Throughout the magazine you will find little pearls of wisdom offered by the likes of Cornel West, Arundhati Roy, and RuPaul, which helped us understand the spectacle. One of our favourites was from Malcolm X: “If you’re not careful, the newspapers will have you hating the people who are being oppressed, and loving the people who are doing the oppressing.” If newspapers were enough to have Malcolm X worried, imagine what he’d think about Twitter!
Since waking up to a throbbing Brexit hangover, realising that slowly but surely Facebook had herded us into gated echo chambers, it’s clear that we need to marry technological development with ethics. In the issue, Saliym Cooper’s short story ‘Black’ imagines a virtual reality video game that allows white people to experience blackness, and exposes a twisted, idealising type of racism. Exploring themes similar to those in Jordan Peele’s film Get Out, but adding the dimension of technology, Cooper’s story perfectly sums up this disconnect between technological development and principles of equality, respect and human understanding.
What did you want readers to take away from this issue?
We want people to tune out the sensationalist discourse and to think about what these spaces and barriers of exclusion are actually doing. We wanted our readers to share in our interrogation of how these spaces criminalise vulnerable and marginalised populations without actually addressing the underlying circumstances. Border fences don’t keep desperate people out, but they do turn them into spectacles of illegality.

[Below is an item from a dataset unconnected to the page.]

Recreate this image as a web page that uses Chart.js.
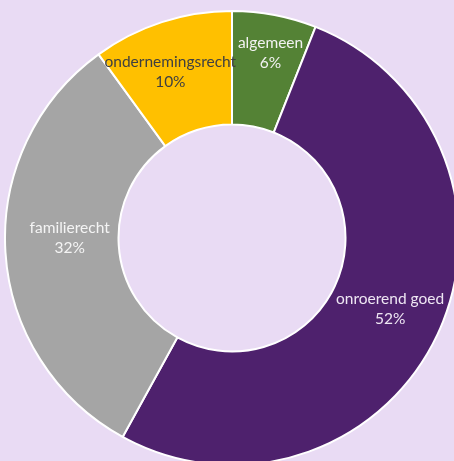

We also wanted to offer people contemporary examples of how they can get out and mobilise and resist. One interview in the magazine by our contributing editor A’Ishah Waheed, with three London-based women-led organisations (Sister Uncut, Women’s Museum, Movement for Justice by Any Means Necessary), looks at how protest can be used as a tactic to force change, and how the notion of spectacle can be weaponised in the fight against institutional oppression.